Part of the problem is that the computer only occasionally does what I ask of it. Much of the time I can switch it on and it can happily play with itself. Every day there is some download that seems to take precedence over anything I might want to do. In the middle of games, the machine will shut down and tell me it has to restart to accommodate a new update which seems to make absolutely no difference to the running of my computer bar from ruining my game. Humans now have minimal control over their computers. We are shaped by what they want to do and they make it clear our interests are a long way down the list behind the masturbation that are all these updates.

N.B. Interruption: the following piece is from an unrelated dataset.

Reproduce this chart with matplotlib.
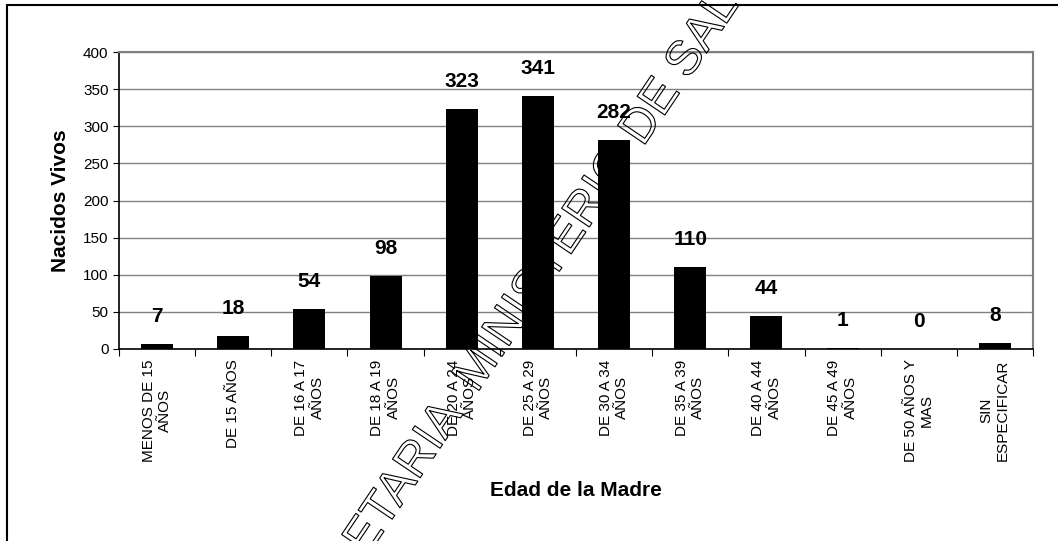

Obviously I feel that I have thrown away a lot of money on something that really was going to cost me £700 per year for the kind of service I wanted. There seems to be no point in buying anything except the cheapest computer next time round. Clearly online gaming with a PC is really only open to people who can afford £1000 per year in hardware in order to engage with it. Given that my car cost £900, it is clear that I am no longer in that social class and so will be shut our of 'Total Rome II' let alone 'Shogun 2' which taxes my machine even more because of the greater landscape graphics. Yes, before you suggest it, I have scaled down the graphic detail on these games and that is all that has allowed me to play them into mid- to late-2014, but clearly not in 2015.
I feel an idiot for believing if I spent a large sum of money it would be enough to own a machine that would remain with me for five years. Clearly you can only expect to have the performance you paid for, for two years. This adds to the ever growing pile of discarded computers and all the components that go into them. It also makes them devices which have a life expectancy far less than many electrical devices out there. If you had to replace your washing machine every two years, it would become tiresome. Even while I write this, the computer is straining to keep up the connection to the blog and is going into overdrive downloading some update that I cannot even see when I search the system.
I would be grateful if someone could direct me to a company that makes computers that do what you want them to do rather than insisting that their desires have priority. Clearly that company is not Alienware and I am angered that I was so misled by them.